Corporate banking activities helped drive a 42% increase in revenue from commercial products, such as syndicated loans and derivatives. Other big gains in second-quarter revenue came from merchant processing services, up 15.1% from last year's second quarter as retail spending picked up; corporate payment products, up 6%; and investment product fees and commissions, up 11.1%.

Net interest income, up nearly 15% from the year-earlier quarter, was driven by an increase in earning assets and favorable funding rates. Growth in average low-cost deposits, such as interest checking and money market and savings accounts, was 17.4%, outpacing the 12.3% increase in average total deposits.

Deposit growth was aided by acquisitions, including the October purchase of FBOP Corp. in a Federal Deposit Insurance Corp.-assisted deal that expanded U.S. Bancorp's presence in Chicago and California. In May, the company converted 150 FBOP branches into U.S. Bank branches.

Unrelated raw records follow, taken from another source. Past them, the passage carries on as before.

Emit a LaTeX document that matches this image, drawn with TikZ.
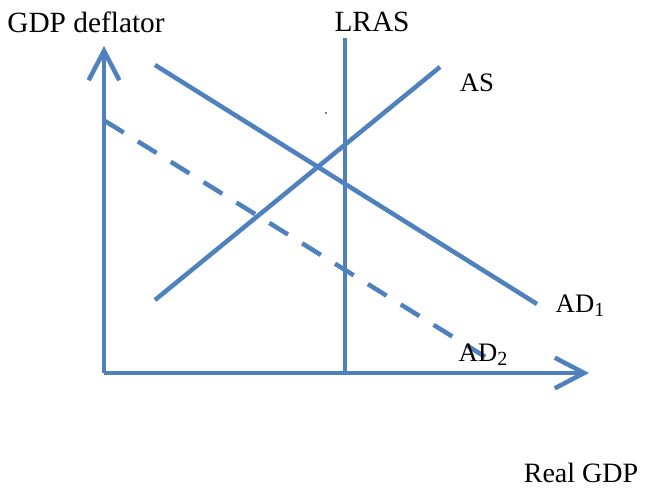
\documentclass[tikz,border=0pt]{standalone}
\usepackage{fontspec}
\setmainfont{Liberation Serif}
\usetikzlibrary{arrows.meta}
\newcommand{\lowsub}[1]{\raisebox{-0.3ex}{\fontsize{15}{15}\selectfont #1}}
\begin{document}
\begin{tikzpicture}[x=0.75pt,y=-0.75pt,
  curve/.style={curveBlue,line width=3.4pt},
  axis/.style={curve,-{Straight Barb[length=22pt,width=23pt]}},
  lab/.style={font=\fontsize{20}{24}\selectfont},
  biglab/.style={font=\fontsize{22}{26}\selectfont}]
\definecolor{curveBlue}{HTML}{4F81BD}
\useasboundingbox (0,0) rectangle (646,488);
% axes
\coordinate (origin) at (104,373);
\coordinate (yTop) at (104,46);
\coordinate (xEnd) at (589,373);
\draw[axis] (origin) -- (yTop);
\draw[axis] (origin) -- (xEnd);
% curves
\coordinate (lrasTop) at (345,38);
\coordinate (lrasBot) at (345,373);
\coordinate (asLow) at (155,300);
\coordinate (asHigh) at (440,67);
\coordinate (adOneStart) at (155,65);
\coordinate (adOneEnd) at (537,304);
\coordinate (adTwoStart) at (105,121);
\coordinate (adTwoEnd) at (487,358);
\draw[curve] (lrasTop) -- (lrasBot);
\draw[curve] (asLow) -- (asHigh);
\draw[curve] (adOneStart) -- (adOneEnd);
\draw[curve,dash pattern=on 16.5pt off 12.5pt] (adTwoStart) -- (adTwoEnd);
\fill (326,113) circle (0.7pt);
% labels
\node[biglab] (yLabel) at (86,22) {GDP deflator};
\node[biglab] (lrasLabel) at (372,22) {LRAS};
\node[lab] (asLabel) at (477,83) {AS};
\node[lab] (adOneLabel) at (580,306) {AD\lowsub{1}};
\node[lab] (adTwoLabel) at (483,355) {AD\lowsub{2}};
\node[font=\fontsize{21}{25}\selectfont] (xLabel) at (581,473) {Real GDP};
\end{tikzpicture}
\end{document}
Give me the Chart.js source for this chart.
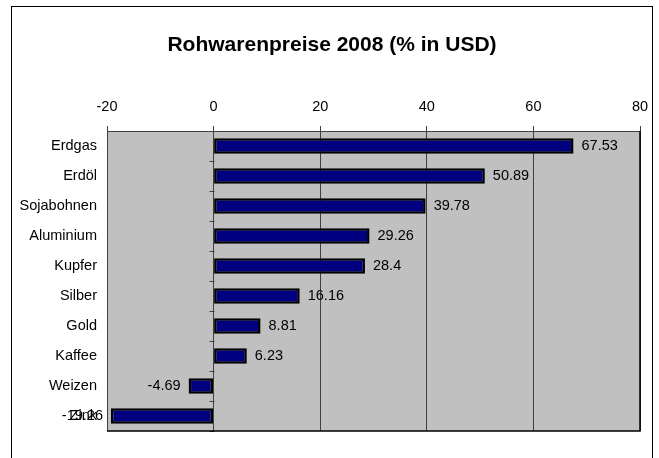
<!DOCTYPE html>
<html>
<head>
<meta charset="utf-8">
<script src="https://cdn.jsdelivr.net/npm/chart.js@4/dist/chart.umd.min.js"></script>
<style>
  html, body { margin: 0; padding: 0; background: #fff; }
  #wrap { width: 659px; height: 458px; }
</style>
</head>
<body>
<div id="wrap"><canvas id="c" width="659" height="458"></canvas></div>
<script>
// data
const categories = ['Erdgas', 'Erdöl', 'Sojabohnen', 'Aluminium', 'Kupfer', 'Silber', 'Gold', 'Kaffee', 'Weizen', 'Zink'];
const values = [67.53, 50.89, 39.78, 29.26, 28.4, 16.16, 8.81, 6.23, -4.69, -19.26];
const xMin = -20, xMax = 80, xStep = 20;
const titleText = 'Rohwarenpreise 2008 (% in USD)';

const FONT = '"Liberation Sans", Arial, sans-serif';
const GRID = '#404040';

// gray plot area, outer frame and title
const bgPlugin = {
    id: 'bg',
    beforeDraw(chart) {
        const { ctx, chartArea: a } = chart;
        ctx.save();
        ctx.fillStyle = '#fff';
        ctx.fillRect(0, 0, chart.width, chart.height);
        ctx.fillStyle = '#c0c0c0';
        ctx.fillRect(a.left, a.top, a.right - a.left, a.bottom - a.top);
        //frame round the whole chart
        ctx.strokeStyle = '#000';
        ctx.lineWidth = 1;
        ctx.strokeRect(11.5, 6.5, 641, chart.height);
        //title, centred in the frame
        ctx.fillStyle = '#000';
        ctx.font = 'bold 21px ' + FONT;
        ctx.textAlign = 'center';
        ctx.textBaseline = 'middle';
        ctx.fillText(titleText, 332, 45);
        ctx.restore();
    },
    beforeDatasetsDraw(chart) {
        const { ctx, chartArea: a, scales } = chart;
        const x0 = Math.round(scales.x.getPixelForValue(0)) + 0.5;
        ctx.save();
        ctx.strokeStyle = GRID;
        ctx.lineWidth = 1;
        ctx.beginPath();
        //small tick marks on the category axis (at zero)
        for (let i = 0; i <= categories.length; i++) {
            const y = Math.round(scales.y.getPixelForValue(i - 0.5)) + 0.5;
            ctx.moveTo(x0 - 5, y);
            ctx.lineTo(x0, y);
        }
        ctx.stroke();
        //black right and bottom border of the plot
        ctx.strokeStyle = '#000';
        ctx.lineWidth = 1.5;
        ctx.beginPath();
        ctx.moveTo(a.right, a.top);
        ctx.lineTo(a.right, a.bottom);
        ctx.lineTo(a.left, a.bottom);
        ctx.stroke();
        ctx.restore();
    }
};

// value labels next to the bar ends
const labelPlugin = {
    id: 'vlabels',
    afterDatasetsDraw(chart) {
        const { ctx } = chart;
        const meta = chart.getDatasetMeta(0);
        ctx.save();
        ctx.font = '14.5px ' + FONT;
        ctx.fillStyle = '#000';
        ctx.textBaseline = 'middle';
        meta.data.forEach((bar, i) => {
            const v = values[i];
            if (v >= 0) {
                ctx.textAlign = 'left';
                ctx.fillText(String(v), bar.x + 8, bar.y);
            } else {
                ctx.textAlign = 'right';
                ctx.fillText(String(v), bar.x - 8, bar.y);
            }
        });
        ctx.restore();
    }
};

new Chart(document.getElementById('c'), {
    type: 'bar',
    data: {
        labels: categories,
        datasets: [{
            data: values,
            backgroundColor: '#000080',
            borderColor: '#000',
            borderWidth: 2.5,
            borderSkipped: false,
            barPercentage: 0.52,
            categoryPercentage: 1
        }]
    },
    options: {
        indexAxis: 'y',
        responsive: false,
        animation: false,
        layout: { padding: { left: 0, right: 19, top: 67, bottom: 27 } },
        plugins: {
            legend: { display: false },
            tooltip: { enabled: false },
            title: { display: false }
        },
        scales: {
            x: {
                position: 'top',
                min: xMin,
                max: xMax,
                ticks: { stepSize: xStep, color: '#000', font: { family: FONT, size: 14.5 }, padding: 10 },
                grid: { color: GRID, lineWidth: 1, tickLength: 5 },
                border: { color: GRID, width: 1 },
                afterFit(scale) { scale.height = 131 - 67; }
            },
            y: {
                ticks: { color: '#000', font: { family: FONT, size: 14.5 }, padding: 10 },
                grid: { display: false, drawTicks: false },
                border: { display: false },
                afterFit(scale) { scale.width = 107; }
            }
        }
    },
    plugins: [bgPlugin, labelPlugin]
});
</script>
</body>
</html>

Acquisitions helped boost average total loans by 4%. Excluding the franchise additions, loans dropped 2.7%. But the company renewed or extended $29.3 billion of loan commitments to commercial customers and commercial real estate borrowers.

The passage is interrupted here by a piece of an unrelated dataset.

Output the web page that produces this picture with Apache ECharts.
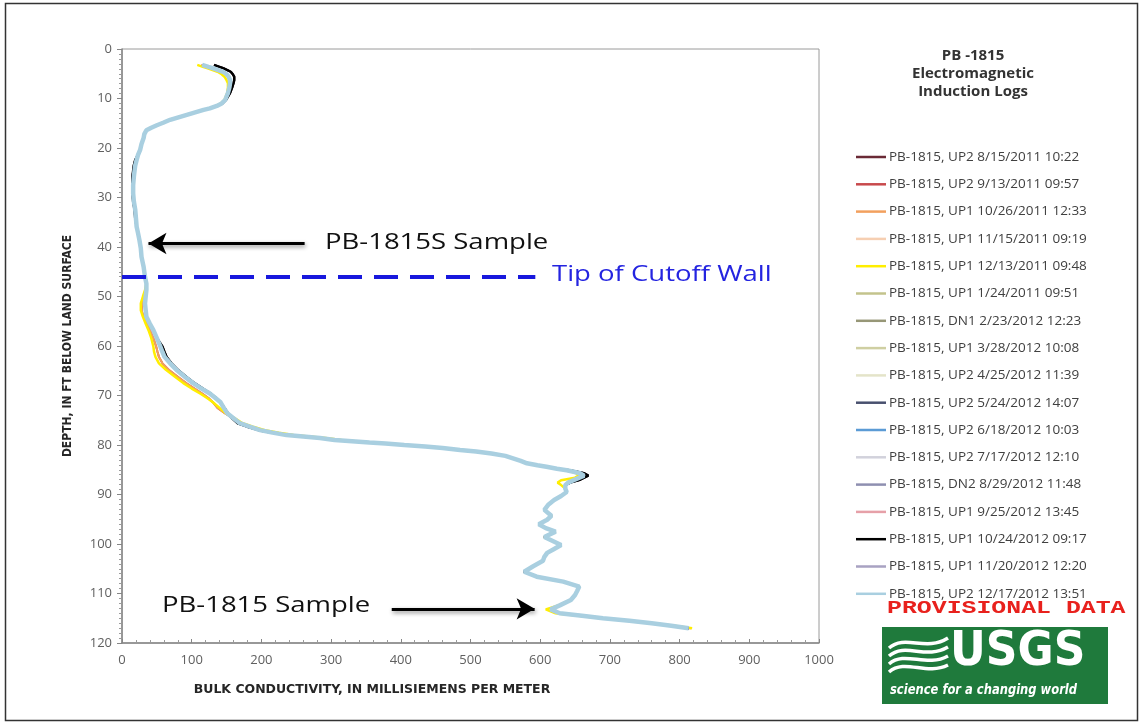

"Our company's results this quarter demonstrated the underlying strength of our franchise and provided further evidence that our growth initiatives and investments are taking hold," Chairman and Chief Executive Richard K. Davis said. "Over the past many months, a time of both economic uncertainty and industry change, we have maintained our strong defense, while establishing our new offense."

Davis showed no indication of letting up on offense when it comes to acquisitions, despite the new, higher costs of being big. (New calculations based on assets rather than deposits will contribute to an expected $200 million increase in the company's deposit insurance assessment for 2011.)

But the downside to getting larger "actually makes me wonder if the parties we might be interested in working with might be more interested, and I'm not sure yet," Davis said on a conference call. "I'll sit and wait, and in the meantime we'll manage what we have."